Criou-se então um “hiato” que interrompeu a inflexão do fluxo cambial que nesta fase deveria estar recomposto positivo, mas a recomposição da atratividade com fatores concretos para o aporte de recursos estrangeiros não se consolidou, a despeito do juro baixo, inflação baixa, crise fiscal melhor equacionada, porque faltam as razões concretas para o capital estrangeiro retornar com forma qualitativa (onde investir) ao país.
A Bolsa tem se colocado com expectativa de ser o canal de atratividade de recursos estrangeiros, face aos sinais de recuperação da atividade econômica e, naturalmente, seria juntamente com os investimentos direcionados às privatizações, se estas tivessem sido mais céleres nos seus programas.
Aversão ao risco? Evidentemente que não, o CDS do Brasil flutua entre 114 e 121 pontos, excelente conceitualmente, a despeito do contexto América Latina estar sobre desgaste. O país tende a crescer em torno de 1%, projetado neste momento em 0,92%, mas com o BC entendendo que poderia ter sido 1,59% não fosse o choque da Argentina (-0,18%), o choque Global (-0,29% e o choque de Brumadinho (-0,20%), o que atualmente não poderia ser considerado tão negativo quando se observa o comportamento global.
O IBC-Br tem confirmado a percepção de que a recuperação da atividade econômica ocorre, embora lenta, mas é positiva.
O fluxo cambial deste ano está negativo em mais de US$ 20,0 Bi, mas isto não é fator impactante na formação do preço da moeda por eventual escassez de liquidez, tendo em vista que o BC já reduziu as reservas cambiais fornecendo moeda à vista para o mercado em volume superior, o que neutraliza esta hipótese do ponto de vista operacional, se bem que há o aspecto psicológico.

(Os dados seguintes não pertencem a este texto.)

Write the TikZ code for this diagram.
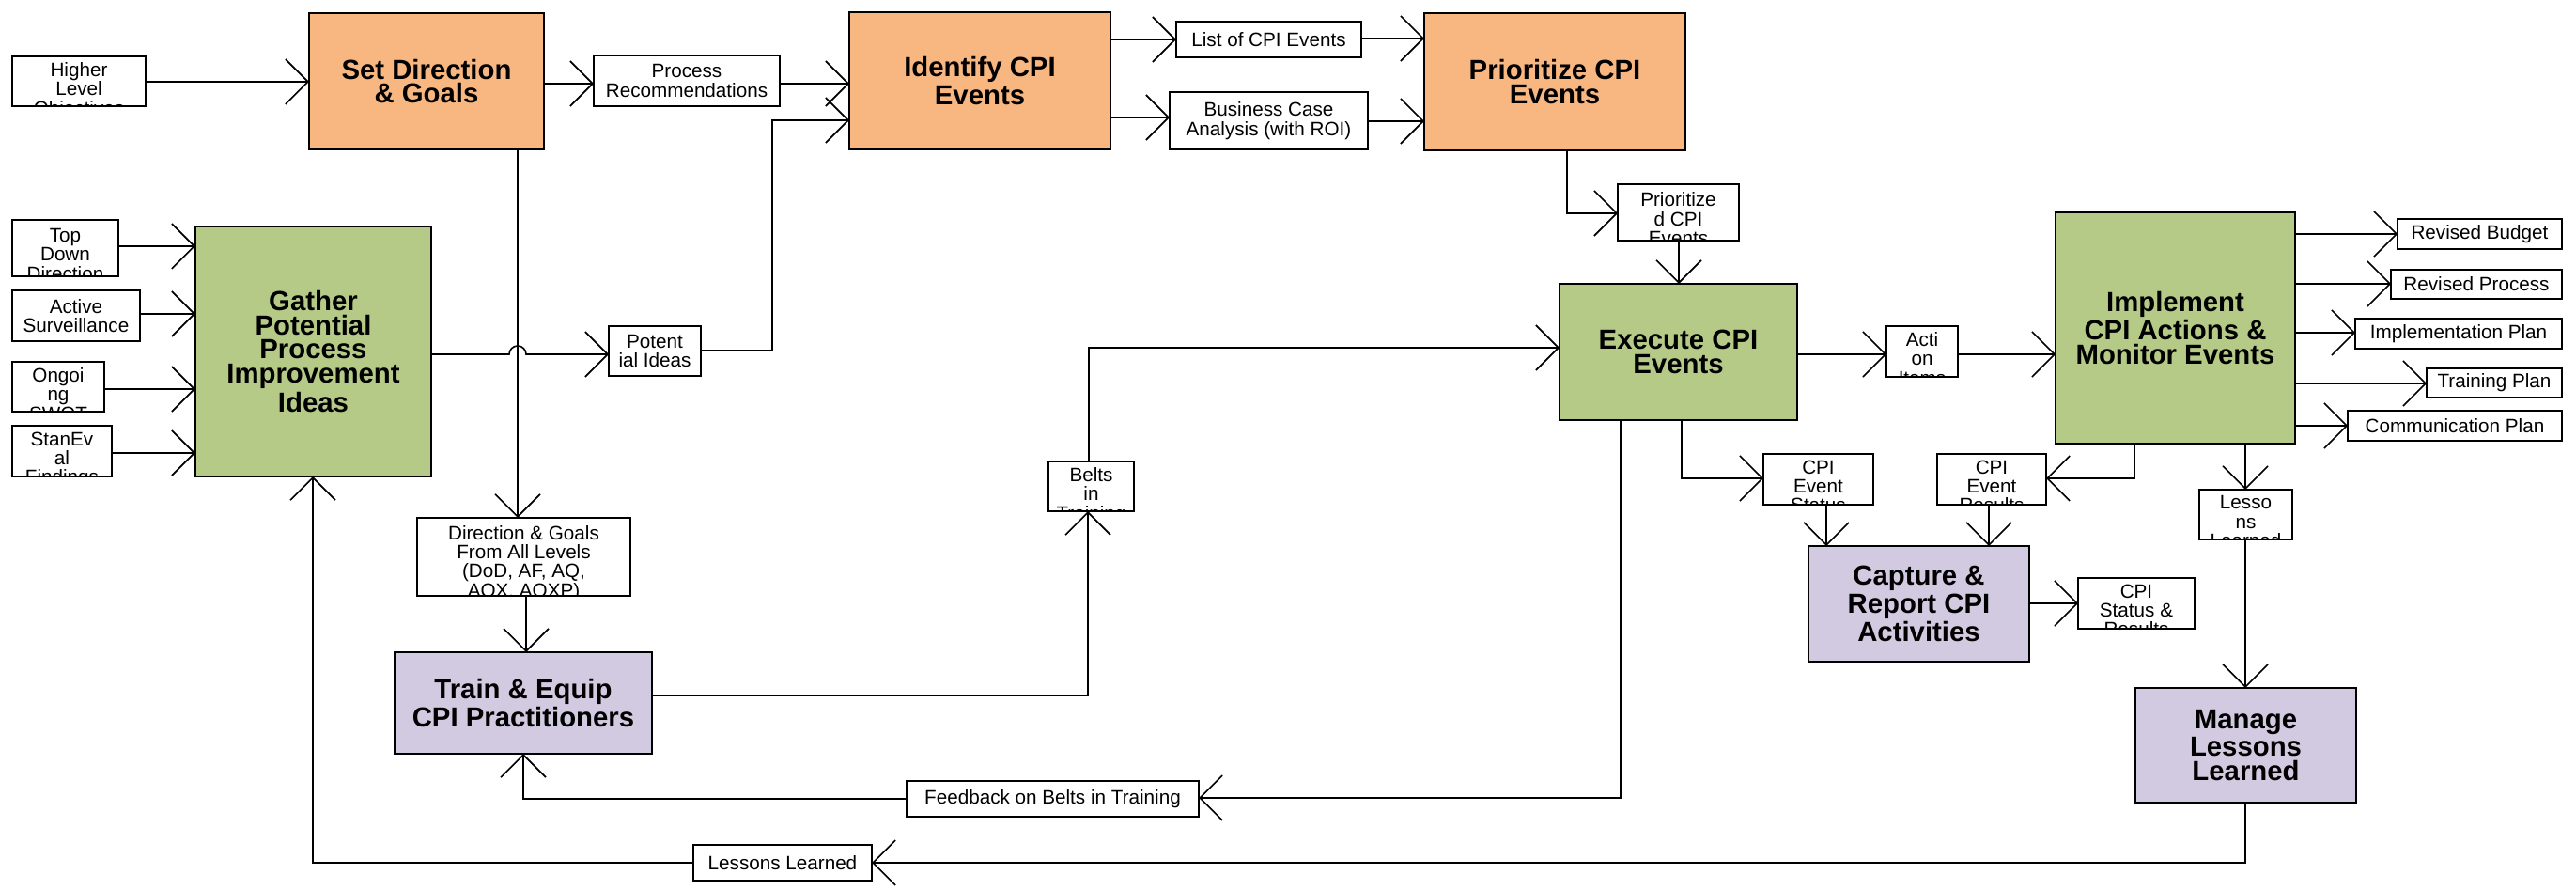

Contudo, a inflexão do fluxo cambial não ocorre e os investidores estrangeiros continuam reticentes, e há razões para tanto, pois o país neste momento que preconizamos com pontual para o retorno dos investidores, inicialmente via Bovespa como resposta aos bons sinais da retomada da atividade econômica, e, mais intenso posteriormente direcionados à infraestrutura no programa de privatizações, constrói incertezas que geram insegurança.
Há uma inegável percepção por parte dos investidores estrangeiros e até de organizações importantes do agravamento de insegurança jurídica e retrocessos preocupantes e isto é um fator que provoca forte retração de investimentos externos, quando não até de internos, e há muitas incertezas no campo político com retardamento da implementação das novas reformas imprescindíveis por razões não muito claras e um imbróglio também político e relevante com o movimento mutante partidário do Presidente Bolsonaro às vésperas de um ano eleitoral.

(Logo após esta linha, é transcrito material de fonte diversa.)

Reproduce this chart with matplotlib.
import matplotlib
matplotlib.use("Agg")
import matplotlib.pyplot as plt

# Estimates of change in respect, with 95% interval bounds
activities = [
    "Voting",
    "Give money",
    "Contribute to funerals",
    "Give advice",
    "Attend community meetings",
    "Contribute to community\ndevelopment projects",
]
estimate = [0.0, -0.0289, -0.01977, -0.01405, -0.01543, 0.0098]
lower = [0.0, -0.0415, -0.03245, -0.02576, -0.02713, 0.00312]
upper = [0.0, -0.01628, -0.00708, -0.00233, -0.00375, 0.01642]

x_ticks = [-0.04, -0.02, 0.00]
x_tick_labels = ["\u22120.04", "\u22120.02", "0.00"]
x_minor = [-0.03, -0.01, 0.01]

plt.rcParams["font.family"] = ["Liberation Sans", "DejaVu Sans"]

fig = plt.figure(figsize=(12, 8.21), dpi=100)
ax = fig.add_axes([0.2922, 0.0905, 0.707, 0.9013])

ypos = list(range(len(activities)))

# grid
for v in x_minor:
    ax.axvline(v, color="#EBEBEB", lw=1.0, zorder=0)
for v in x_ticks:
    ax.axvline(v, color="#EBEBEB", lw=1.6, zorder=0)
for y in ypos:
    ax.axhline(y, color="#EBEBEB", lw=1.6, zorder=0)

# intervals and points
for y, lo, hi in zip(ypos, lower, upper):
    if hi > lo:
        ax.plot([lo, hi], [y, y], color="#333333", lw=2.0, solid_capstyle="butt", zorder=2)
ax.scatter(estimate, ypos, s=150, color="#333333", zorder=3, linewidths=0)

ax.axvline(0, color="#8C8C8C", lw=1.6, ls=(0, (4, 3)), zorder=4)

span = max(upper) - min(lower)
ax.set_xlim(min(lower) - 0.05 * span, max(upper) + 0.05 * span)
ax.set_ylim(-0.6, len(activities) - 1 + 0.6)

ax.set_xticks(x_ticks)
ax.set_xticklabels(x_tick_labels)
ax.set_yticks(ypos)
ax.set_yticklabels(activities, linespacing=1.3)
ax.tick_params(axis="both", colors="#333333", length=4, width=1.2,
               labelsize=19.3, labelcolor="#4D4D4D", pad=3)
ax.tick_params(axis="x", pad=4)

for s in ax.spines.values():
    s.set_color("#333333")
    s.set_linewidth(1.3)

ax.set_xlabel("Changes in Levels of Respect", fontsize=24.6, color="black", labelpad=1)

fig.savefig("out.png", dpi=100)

Então, a nossa inflação baixa, juro baixo, perspectivas de retomada da atividade econômica, melhora da questão fiscal e CDS excelente “naufragam” ante a insegurança jurídica e incertezas políticas e os investidores estrangeiros “repensam” o Brasil e retém seus investimentos e a consequência é a formação de um ambiente que constrói um ambiente ambíguo um tanto quanto indefinido.

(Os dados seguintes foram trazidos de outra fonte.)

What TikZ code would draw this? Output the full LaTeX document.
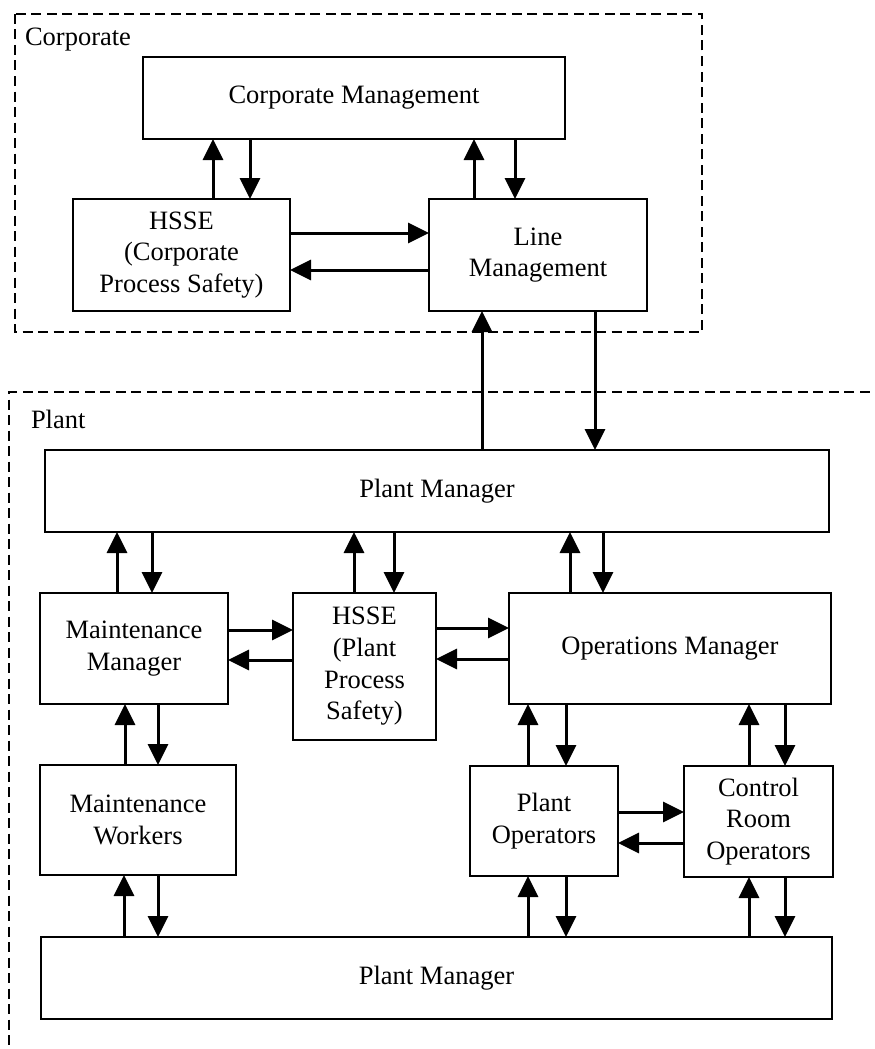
\documentclass[tikz,border=0pt]{standalone}
\usepackage{fontspec}
\setmainfont{Liberation Serif}
\usetikzlibrary{arrows.meta}
\begin{document}
\begin{tikzpicture}[x=1pt,y=-1pt,
  box/.style={draw, line width=2pt, rectangle, align=center, inner sep=0pt, outer sep=0pt,
    font=\fontsize{26.5}{31.7}\selectfont},
  lbl/.style={inner sep=0pt, outer sep=0pt, anchor=base west, font=\fontsize{26.5}{31.7}\selectfont},
  arr/.style={line width=3pt, -{Triangle[length=21pt,width=20pt]}},
  grp/.style={line width=1.7pt, dash pattern=on 10pt off 5.5pt}]
\useasboundingbox (0,0) rectangle (875,1049);
\clip (0,0) rectangle (875,1049);
% groups
\draw[grp] (15,14) rectangle (702,332);
\draw[grp] (885,392) -- (9,392) -- (9,1060);
\node[lbl] (corpl) at (25,46) {Corporate};
\node[lbl] (plantl) at (31,428) {Plant};
% boxes
\node[box, minimum width=422pt, minimum height=82pt] (cm) at (354,98) {Corporate Management};
\node[box, minimum width=217pt, minimum height=112pt] (hssec) at (181.5,255) {HSSE\\(Corporate\\Process Safety)};
\node[box, minimum width=218pt, minimum height=112pt] (lm) at (538,255) {Line\\Management};
\node[box, minimum width=784pt, minimum height=82pt] (pmt) at (437,491) {Plant Manager};
\node[box, minimum width=188pt, minimum height=111pt] (mm) at (134,648.5) {Maintenance\\Manager};
\node[box, minimum width=143pt, minimum height=147pt] (hssep) at (364.5,666.5) {HSSE\\(Plant\\Process\\Safety)};
\node[box, minimum width=322pt, minimum height=111pt] (om) at (670,648.5) {Operations Manager};
\node[box, minimum width=196pt, minimum height=110pt] (mw) at (138,820) {Maintenance\\Workers};
\node[box, minimum width=148pt, minimum height=110pt] (po) at (544,821) {Plant\\Operators};
\node[box, minimum width=149pt, minimum height=111pt] (cro) at (758.5,821.5) {Control\\Room\\Operators};
\node[box, minimum width=791pt, minimum height=82pt] (pmb) at (436.5,978) {Plant Manager};
% corporate arrows
\draw[arr] (hssec.north -| 213,0) -- (cm.south -| 213,0);
\draw[arr] (cm.south -| 250,0) -- (hssec.north -| 250,0);
\draw[arr] (lm.north -| 474,0) -- (cm.south -| 474,0);
\draw[arr] (cm.south -| 515,0) -- (lm.north -| 515,0);
\draw[arr] (hssec.east |- 0,233) -- (lm.west |- 0,233);
\draw[arr] (lm.west |- 0,270) -- (hssec.east |- 0,270);
% corporate-plant
\draw[arr] (pmt.north -| 482,0) -- (lm.south -| 482,0);
\draw[arr] (lm.south -| 595,0) -- (pmt.north -| 595,0);
% plant manager top
\draw[arr] (mm.north -| 117,0) -- (pmt.south -| 117,0);
\draw[arr] (pmt.south -| 152,0) -- (mm.north -| 152,0);
\draw[arr] (hssep.north -| 354,0) -- (pmt.south -| 354,0);
\draw[arr] (pmt.south -| 394,0) -- (hssep.north -| 394,0);
\draw[arr] (om.north -| 570,0) -- (pmt.south -| 570,0);
\draw[arr] (pmt.south -| 603,0) -- (om.north -| 603,0);
% horizontal
\draw[arr] (mm.east |- 0,630) -- (hssep.west |- 0,630);
\draw[arr] (hssep.west |- 0,660) -- (mm.east |- 0,660);
\draw[arr] (hssep.east |- 0,628) -- (om.west |- 0,628);
\draw[arr] (om.west |- 0,659) -- (hssep.east |- 0,659);
% second level
\draw[arr] (mw.north -| 125,0) -- (mm.south -| 125,0);
\draw[arr] (mm.south -| 158,0) -- (mw.north -| 158,0);
\draw[arr] (po.north -| 528,0) -- (om.south -| 528,0);
\draw[arr] (om.south -| 566,0) -- (po.north -| 566,0);
\draw[arr] (cro.north -| 749,0) -- (om.south -| 749,0);
\draw[arr] (om.south -| 785,0) -- (cro.north -| 785,0);
\draw[arr] (po.east |- 0,812) -- (cro.west |- 0,812);
\draw[arr] (cro.west |- 0,843) -- (po.east |- 0,843);
% bottom
\draw[arr] (pmb.north -| 124,0) -- (mw.south -| 124,0);
\draw[arr] (mw.south -| 158,0) -- (pmb.north -| 158,0);
\draw[arr] (pmb.north -| 528,0) -- (po.south -| 528,0);
\draw[arr] (po.south -| 566,0) -- (pmb.north -| 566,0);
\draw[arr] (pmb.north -| 749,0) -- (cro.south -| 749,0);
\draw[arr] (cro.south -| 785,0) -- (pmb.north -| 785,0);
\end{tikzpicture}
\end{document}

Há fundamentos para o dólar no Brasil estar sendo precificado a R$ 4,20 ou mais?
Certamente não! Não há sustentabilidade técnica “vis-à-vis” os indicadores atuais da economia brasileira, ao fato do país deter reservas cambiais muito acima de suas necessidades e o BC se mostrar atuante e pontual, mas há a novidade retomada da insegurança jurídica e intranquilidade política e isto faz o tudo o mais ser de menor relevância e, bem explorado o psicológico, colocar o preço do dólar onde está!!!